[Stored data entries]
* start *

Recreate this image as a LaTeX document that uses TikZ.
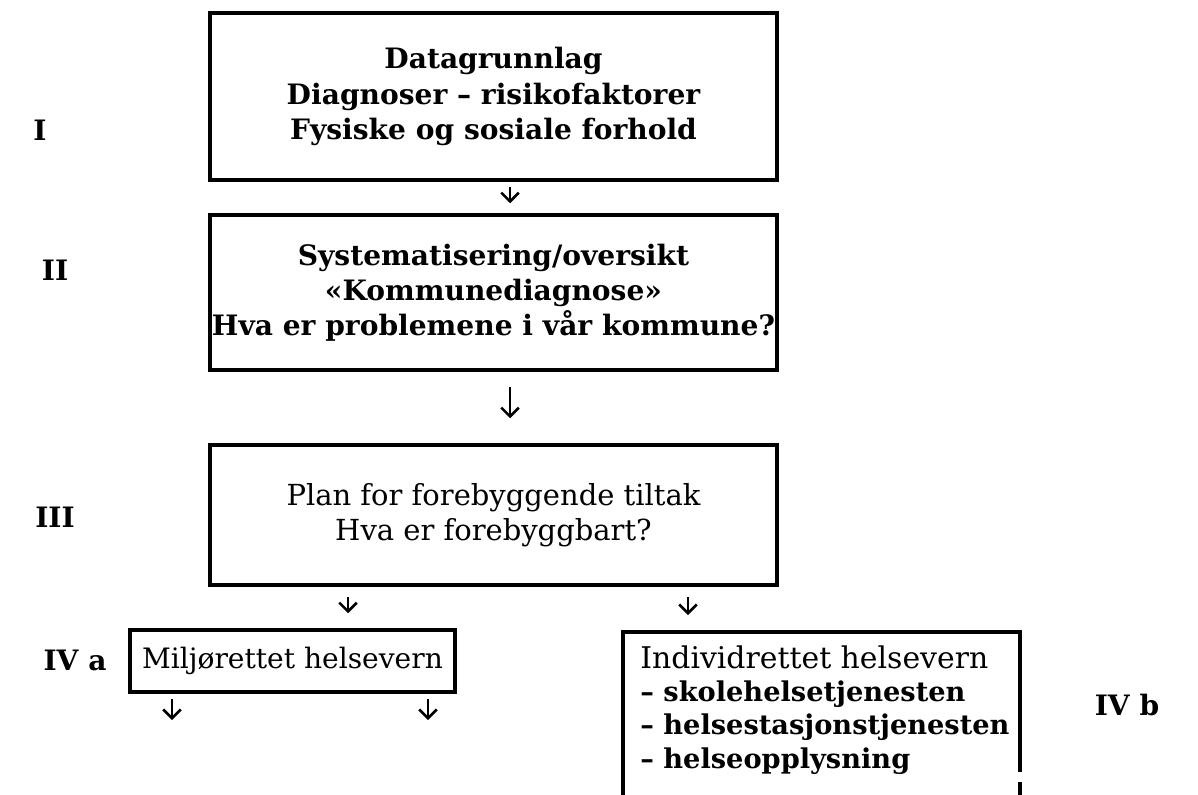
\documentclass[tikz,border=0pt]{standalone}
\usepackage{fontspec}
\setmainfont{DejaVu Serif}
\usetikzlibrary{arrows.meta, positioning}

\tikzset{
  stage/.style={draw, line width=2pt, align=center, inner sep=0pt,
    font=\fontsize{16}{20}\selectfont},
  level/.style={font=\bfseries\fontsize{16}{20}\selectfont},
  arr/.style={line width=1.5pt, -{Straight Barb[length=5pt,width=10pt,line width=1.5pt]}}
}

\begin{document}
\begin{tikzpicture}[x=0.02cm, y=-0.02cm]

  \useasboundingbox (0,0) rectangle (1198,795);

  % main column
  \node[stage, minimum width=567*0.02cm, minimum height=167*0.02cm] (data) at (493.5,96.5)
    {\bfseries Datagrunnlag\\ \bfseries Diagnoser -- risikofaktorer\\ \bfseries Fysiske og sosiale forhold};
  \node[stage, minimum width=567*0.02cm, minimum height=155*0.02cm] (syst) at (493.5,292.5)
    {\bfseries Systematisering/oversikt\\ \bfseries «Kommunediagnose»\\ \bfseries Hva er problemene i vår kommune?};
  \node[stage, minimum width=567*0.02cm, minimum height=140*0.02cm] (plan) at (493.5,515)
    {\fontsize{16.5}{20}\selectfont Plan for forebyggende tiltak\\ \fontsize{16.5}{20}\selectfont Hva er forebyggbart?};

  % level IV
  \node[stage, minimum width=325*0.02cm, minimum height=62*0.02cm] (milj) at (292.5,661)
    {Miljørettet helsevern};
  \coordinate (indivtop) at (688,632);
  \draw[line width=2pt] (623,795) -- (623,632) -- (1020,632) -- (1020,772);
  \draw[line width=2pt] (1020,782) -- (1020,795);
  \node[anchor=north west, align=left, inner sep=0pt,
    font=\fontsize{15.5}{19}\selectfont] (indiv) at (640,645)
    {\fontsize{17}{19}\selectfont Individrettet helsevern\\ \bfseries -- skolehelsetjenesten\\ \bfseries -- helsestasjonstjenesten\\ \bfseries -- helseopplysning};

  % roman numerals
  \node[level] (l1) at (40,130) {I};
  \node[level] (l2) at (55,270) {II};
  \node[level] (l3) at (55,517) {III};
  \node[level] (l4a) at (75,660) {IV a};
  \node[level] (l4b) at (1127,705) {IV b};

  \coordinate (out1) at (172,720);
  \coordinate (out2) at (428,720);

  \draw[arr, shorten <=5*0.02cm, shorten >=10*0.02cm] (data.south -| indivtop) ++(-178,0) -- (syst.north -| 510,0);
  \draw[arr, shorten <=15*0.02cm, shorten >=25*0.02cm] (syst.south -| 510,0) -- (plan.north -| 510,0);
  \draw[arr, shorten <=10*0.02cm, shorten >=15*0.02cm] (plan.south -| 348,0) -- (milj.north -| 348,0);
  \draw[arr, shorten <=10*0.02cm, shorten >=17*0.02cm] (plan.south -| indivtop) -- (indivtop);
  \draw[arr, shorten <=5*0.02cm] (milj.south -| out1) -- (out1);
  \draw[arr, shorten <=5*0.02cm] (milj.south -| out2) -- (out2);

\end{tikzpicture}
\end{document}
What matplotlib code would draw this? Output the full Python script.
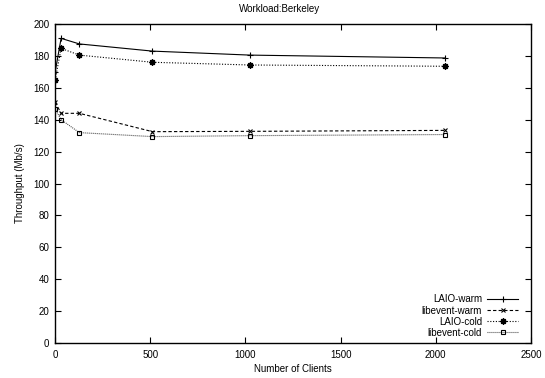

* end *

THE PROBLEM — Return to the listing above and set it down exactly, leaving out its pictures.

WORKED SOLUTION —
Recreate this image as a LaTeX document that uses TikZ.
\documentclass[tikz,border=0pt]{standalone}
\usepackage{fontspec}
\setmainfont{DejaVu Serif}
\usetikzlibrary{arrows.meta, positioning}

\tikzset{
  stage/.style={draw, line width=2pt, align=center, inner sep=0pt,
    font=\fontsize{16}{20}\selectfont},
  level/.style={font=\bfseries\fontsize{16}{20}\selectfont},
  arr/.style={line width=1.5pt, -{Straight Barb[length=5pt,width=10pt,line width=1.5pt]}}
}

\begin{document}
\begin{tikzpicture}[x=0.02cm, y=-0.02cm]

  \useasboundingbox (0,0) rectangle (1198,795);

  % main column
  \node[stage, minimum width=567*0.02cm, minimum height=167*0.02cm] (data) at (493.5,96.5)
    {\bfseries Datagrunnlag\\ \bfseries Diagnoser -- risikofaktorer\\ \bfseries Fysiske og sosiale forhold};
  \node[stage, minimum width=567*0.02cm, minimum height=155*0.02cm] (syst) at (493.5,292.5)
    {\bfseries Systematisering/oversikt\\ \bfseries «Kommunediagnose»\\ \bfseries Hva er problemene i vår kommune?};
  \node[stage, minimum width=567*0.02cm, minimum height=140*0.02cm] (plan) at (493.5,515)
    {\fontsize{16.5}{20}\selectfont Plan for forebyggende tiltak\\ \fontsize{16.5}{20}\selectfont Hva er forebyggbart?};

  % level IV
  \node[stage, minimum width=325*0.02cm, minimum height=62*0.02cm] (milj) at (292.5,661)
    {Miljørettet helsevern};
  \coordinate (indivtop) at (688,632);
  \draw[line width=2pt] (623,795) -- (623,632) -- (1020,632) -- (1020,772);
  \draw[line width=2pt] (1020,782) -- (1020,795);
  \node[anchor=north west, align=left, inner sep=0pt,
    font=\fontsize{15.5}{19}\selectfont] (indiv) at (640,645)
    {\fontsize{17}{19}\selectfont Individrettet helsevern\\ \bfseries -- skolehelsetjenesten\\ \bfseries -- helsestasjonstjenesten\\ \bfseries -- helseopplysning};

  % roman numerals
  \node[level] (l1) at (40,130) {I};
  \node[level] (l2) at (55,270) {II};
  \node[level] (l3) at (55,517) {III};
  \node[level] (l4a) at (75,660) {IV a};
  \node[level] (l4b) at (1127,705) {IV b};

  \coordinate (out1) at (172,720);
  \coordinate (out2) at (428,720);

  \draw[arr, shorten <=5*0.02cm, shorten >=10*0.02cm] (data.south -| indivtop) ++(-178,0) -- (syst.north -| 510,0);
  \draw[arr, shorten <=15*0.02cm, shorten >=25*0.02cm] (syst.south -| 510,0) -- (plan.north -| 510,0);
  \draw[arr, shorten <=10*0.02cm, shorten >=15*0.02cm] (plan.south -| 348,0) -- (milj.north -| 348,0);
  \draw[arr, shorten <=10*0.02cm, shorten >=17*0.02cm] (plan.south -| indivtop) -- (indivtop);
  \draw[arr, shorten <=5*0.02cm] (milj.south -| out1) -- (out1);
  \draw[arr, shorten <=5*0.02cm] (milj.south -| out2) -- (out2);

\end{tikzpicture}
\end{document}
What matplotlib code would draw this? Output the full Python script.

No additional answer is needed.